No nosso clube de leitura, já lemos vários livros da Penguin. O clube mais concorrido até hoje, que reuniu mais pessoas, foi com um livro que não tenho aqui agora, porque está sempre a esgotar: Caderno Proibido, da Alfaguara.

Nós fazemos por ler autores menos conhecidos, gostamos muito de ler mulheres escritoras e de dar espaço a nomes de que pouco se ouve falar. Neste caso da Alba de Céspedes, íamos todos sem saber bem que leitura teríamos pela frente; tínhamos ouvido falar bem do livro, mas na realidade ninguém tinha lido nada da autora.
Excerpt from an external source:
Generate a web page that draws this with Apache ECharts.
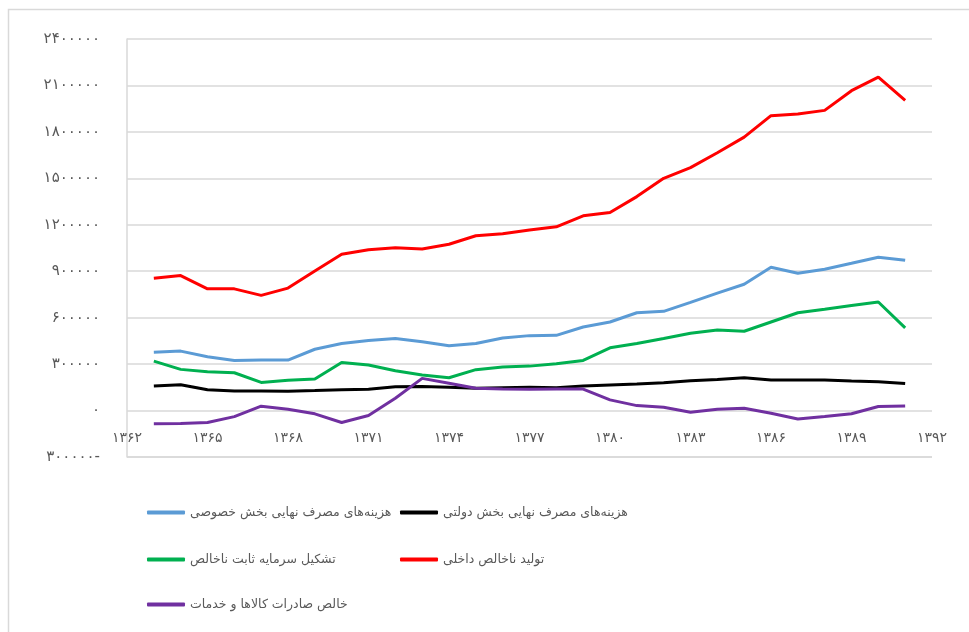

Foi, até hoje, a sessão com mais participações.
Outra descoberta excelente, feita no âmbito do Clube de Leitura, foi o livro A Falência, de Júlia Lopes de Almeida. Eu não conhecia a autora – acho que praticamente ninguém a conhecia, mas é uma autora brasileira que vale muito a pena ser lida. Desde então, recomendo-a muitas vezes.”

Também recomendo frequentemente dois prémios Nobel: Olga Tokarczuk e Jon Fosse. Já li vários livros da Olga Tokarczuk e tudo o que li dela me agradou. Mas, de todos, destaco o Empúsio, que para além de ser um dos que mais gostei de ler, já foi também uma das leituras do nosso clube.” Já o Jon Fosse é um autor mais difícil, não tão consensual, mas com uma forma de escrever muito peculiar e maravilhosa. Recomendo-o também muitas vezes.